- Exercise aim -
In the material below, please retype the lines from the very first through the one with "23 Wards <span", exactly and without pictures.

==============================

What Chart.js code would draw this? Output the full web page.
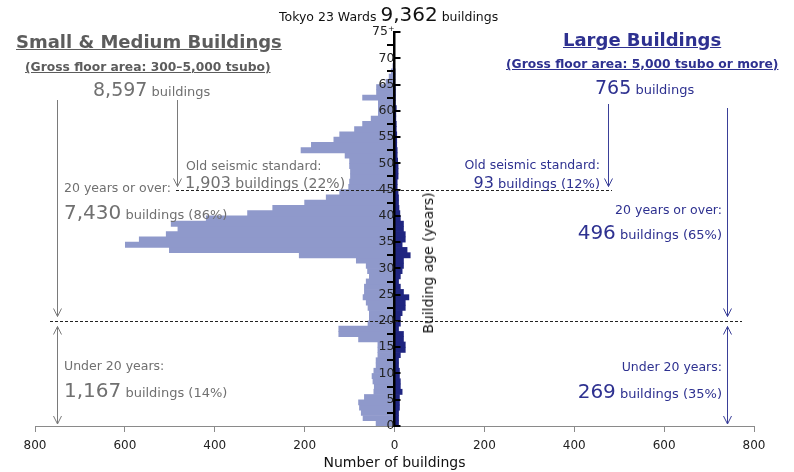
<!DOCTYPE html>
<html>
<head>
<meta charset="utf-8">
<script src="https://cdn.jsdelivr.net/npm/chart.js@4.4.0/dist/chart.umd.min.js"></script>
<style>
body { margin: 0; background: #fff; font-family: "DejaVu Sans", Verdana, sans-serif; }
#wrap { position: relative; width: 794px; height: 472px; }
#c { position: absolute; left: 0; top: 0; }
.t { position: absolute; white-space: nowrap; line-height: 1; font-size: 12.5px; }
.g { color: #707070; }
.n { color: #2e3190; }
.big { font-size: 19px; }
.ttl { font-weight: bold; font-size: 18px; text-decoration: underline; }
.sub { font-weight: bold; font-size: 12.3px; text-decoration: underline; }
</style>
</head>
<body>
<div id="wrap">
<canvas id="c" width="794" height="472"></canvas>

<div class="t" style="left:279px;top:4px;color:#111;font-size:12.5px">Tokyo 23 Wards <span class="big" style="font-size:20px">9,362</span> buildings</div>

<div class="t g ttl" style="left:16px;top:33px;color:#5c5c5c">Small &amp; Medium Buildings</div>
<div class="t g sub" style="left:25px;top:61px;color:#5c5c5c">(Gross floor area: 300–5,000 tsubo)</div>
<div class="t g" style="left:93px;top:80px;font-size:13px"><span class="big">8,597</span> buildings</div>

<div class="t n ttl" style="left:563px;top:31px">Large Buildings</div>
<div class="t n sub" style="left:506px;top:58px">(Gross floor area: 5,000 tsubo or more)</div>
<div class="t n" style="left:595px;top:78px;font-size:13px"><span class="big">765</span> buildings</div>

<div class="t g" style="left:186px;top:160px">Old seismic standard:</div>
<div class="t g" style="left:185px;top:175px;font-size:14px"><span style="font-size:16px">1,903</span> buildings (22%)</div>
<div class="t g" style="left:64px;top:182px">20 years or over:</div>
<div class="t g" style="left:64px;top:202px;font-size:13px"><span class="big" style="font-size:20px">7,430</span> buildings (86%)</div>
<div class="t g" style="left:64px;top:360px">Under 20 years:</div>
<div class="t g" style="left:64px;top:380px;font-size:13px"><span class="big" style="font-size:20px">1,167</span> buildings (14%)</div>

<div class="t n" style="right:194px;top:159px">Old seismic standard:</div>
<div class="t n" style="right:194px;top:175px;font-size:13px"><span style="font-size:16px">93</span> buildings (12%)</div>
<div class="t n" style="right:72px;top:204px">20 years or over:</div>
<div class="t n" style="right:72px;top:222px;font-size:13px"><span class="big" style="font-size:20px">496</span> buildings (65%)</div>
<div class="t n" style="right:72px;top:361px">Under 20 years:</div>
<div class="t n" style="right:72px;top:381px;font-size:13px"><span class="big" style="font-size:20px">269</span> buildings (35%)</div>

<div class="t" style="left:428px;top:263px;font-size:14px;color:#111;transform:translate(-50%,-50%) rotate(-90deg)">Building age (years)</div>
</div>

<script>
// building age (years) - each bar covers [age, age+1)
var ages = [0, 1, 2, 3, 4, 5, 6, 7, 8, 9,
	10, 11, 12, 13, 14, 15, 16, 17, 18, 19,
	20, 21, 22, 23, 24, 25, 26, 27, 28, 29,
	30, 31, 32, 33, 34, 35, 36, 37, 38, 39,
	40, 41, 42, 43, 44, 45, 46, 47, 48, 49,
	50, 51, 52, 53, 54, 55, 56, 57, 58, 59,
	60, 61, 62, 63, 64, 65, 66, 67, 68, 69];

// small & medium buildings (left side)
var smallBldg = [41, 70, 74, 78, 80, 67, 46, 45, 48, 50,
	46, 41, 41, 37, 37, 37, 80, 124, 124, 59,
	56, 56, 59, 63, 70, 67, 67, 63, 56, 60,
	63, 85, 212, 501, 599, 568, 508, 482, 497, 419,
	327, 271, 200, 152, 122, 102, 100, 98, 98, 100,
	100, 110, 208, 185, 135, 122, 89, 71, 52, 36,
	36, 36, 71, 40, 40, 19, 12, 7, 3, 0];

// large buildings (right side)
var largeBldg = [9, 9, 9, 11, 11, 11, 17, 13, 13, 11,
	11, 9, 9, 13, 24, 24, 20, 20, 9, 13,
	13, 17, 24, 24, 32, 20, 13, 9, 13, 17,
	20, 20, 35, 28, 17, 24, 24, 20, 20, 13,
	12, 10, 9, 9, 8, 6, 6, 8, 8, 8,
	7, 6, 6, 5, 5, 5, 4, 4, 3, 3,
	4, 2, 2, 2, 2, 1, 1, 1, 0, 0];

var ageTicks = [0, 5, 10, 15, 20, 25, 30, 35, 40, 45, 50, 55, 60, 65, 70, 75];

var leftColor = '#8f99cb';
var rightColor = '#1f2580';

function arrowHead(ctx, x, y, dir) {
	ctx.beginPath();
	ctx.moveTo(x - 4, y - dir * 8);
	ctx.lineTo(x, y);
	ctx.lineTo(x + 4, y - dir * 8);
	ctx.stroke();
}

function arrow(ctx, x, y1, y2, color, headTop, headBottom) {
	ctx.save();
	ctx.strokeStyle = color;
	ctx.lineWidth = 1;
	ctx.beginPath();
	ctx.moveTo(x + 0.5, y1);
	ctx.lineTo(x + 0.5, y2);
	ctx.stroke();
	if (headTop) arrowHead(ctx, x + 0.5, y1, -1);
	if (headBottom) arrowHead(ctx, x + 0.5, y2, 1);
	ctx.restore();
}

var overlay = {
	id: 'overlay',
	afterDraw: function (chart) {
		var ctx = chart.ctx;
		var xs = chart.scales.x;
		var ys = chart.scales.y;
		var x0 = xs.getPixelForValue(0);

		// tick marks on the right side of the age axis
		ctx.save();
		ctx.strokeStyle = '#000';
		ctx.lineWidth = 2;
		ageTicks.forEach(function (v) {
			var py = Math.round(ys.getPixelForValue(v));
			ctx.beginPath();
			ctx.moveTo(x0, py);
			ctx.lineTo(x0 + 6, py);
			ctx.stroke();
		});
		ctx.restore();

		var y45 = Math.round(ys.getPixelForValue(45)) + 0.5;
		var y20 = Math.round(ys.getPixelForValue(20)) + 0.5;
		var y0 = ys.getPixelForValue(0);

		// dashed lines
		ctx.save();
		ctx.strokeStyle = '#222';
		ctx.lineWidth = 1;
		ctx.setLineDash([3, 2]);
		ctx.beginPath();
		ctx.moveTo(176, y45);
		ctx.lineTo(612, y45);
		ctx.moveTo(50, y20);
		ctx.lineTo(742, y20);
		ctx.stroke();
		ctx.restore();

		// arrows
		var gray = '#7a7a7a', navy = '#3a3f98';
		arrow(ctx, 57, 100, y20 - 5, gray, false, true);
		arrow(ctx, 57, y20 + 5, y0 - 2, gray, true, true);
		arrow(ctx, 177, 100, y45 - 4, gray, false, true);
		arrow(ctx, 608, 104, y45 - 4, navy, false, true);
		arrow(ctx, 727, 108, y20 - 5, navy, false, true);
		arrow(ctx, 727, y20 + 5, y0 - 2, navy, true, true);
	}
};

var ctx = document.getElementById('c').getContext('2d');
var myChart = new Chart(ctx, {
	type: 'bar',
	data: {
		datasets: [{
			label: 'Small & Medium Buildings',
			data: ages.map(function (a, i) { return { x: -smallBldg[i], y: a + 0.5 }; }),
			backgroundColor: leftColor,
			borderWidth: 0,
			barPercentage: 1,
			categoryPercentage: 1
		}, {
			label: 'Large Buildings',
			data: ages.map(function (a, i) { return { x: largeBldg[i], y: a + 0.5 }; }),
			backgroundColor: rightColor,
			borderWidth: 0,
			barPercentage: 1,
			categoryPercentage: 1
		}]
	},
	options: {
		indexAxis: 'y',
		responsive: false,
		animation: false,
		layout: { padding: { left: 35, right: 40, top: 32, bottom: 0 } },
		plugins: { legend: { display: false }, tooltip: { enabled: false } },
		scales: {
			x: {
				type: 'linear',
				min: -800,
				max: 800,
				stacked: true,
				ticks: {
					stepSize: 200,
					color: '#222',
					font: { family: 'DejaVu Sans', size: 12 },
					padding: 7,
					callback: function (v) { return Math.abs(v); }
				},
				grid: { drawOnChartArea: false, tickLength: 6, color: '#8a8a8a' },
				border: { color: '#8a8a8a' },
				title: {
					display: true,
					text: 'Number of buildings',
					color: '#111',
					font: { family: 'DejaVu Sans', size: 14 },
					padding: { top: 0, bottom: 0 }
				},
				afterFit: function (s) { s.height = 46; }
			},
			y: {
				type: 'linear',
				min: 0,
				max: 75,
				stacked: true,
				offset: false,
				position: { x: 0 },
				ticks: {
					z: 1,
					stepSize: 5,
					color: '#222',
					font: { family: 'DejaVu Sans', size: 12.5 },
					padding: 8,
					callback: function (v) { return v === 75 ? '75\u207A' : v; }
				},
				grid: { z: 1, drawOnChartArea: false, tickLength: 6, color: '#000', lineWidth: 2 },
				border: { z: 1, color: '#000', width: 2.5 }
			}
		}
	},
	plugins: [overlay]
});
</script>
</body>
</html>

==============================

- Solution to this exercise -
What Chart.js code would draw this? Output the full web page.
<!DOCTYPE html>
<html>
<head>
<meta charset="utf-8">
<script src="https://cdn.jsdelivr.net/npm/chart.js@4.4.0/dist/chart.umd.min.js"></script>
<style>
body { margin: 0; background: #fff; font-family: "DejaVu Sans", Verdana, sans-serif; }
#wrap { position: relative; width: 794px; height: 472px; }
#c { position: absolute; left: 0; top: 0; }
.t { position: absolute; white-space: nowrap; line-height: 1; font-size: 12.5px; }
.g { color: #707070; }
.n { color: #2e3190; }
.big { font-size: 19px; }
.ttl { font-weight: bold; font-size: 18px; text-decoration: underline; }
.sub { font-weight: bold; font-size: 12.3px; text-decoration: underline; }
</style>
</head>
<body>
<div id="wrap">
<canvas id="c" width="794" height="472"></canvas>

<div class="t" style="left:279px;top:4px;color:#111;font-size:12.5px">Tokyo 23 Wards <span class="big" style="font-size:20px">9,362</span> buildings</div>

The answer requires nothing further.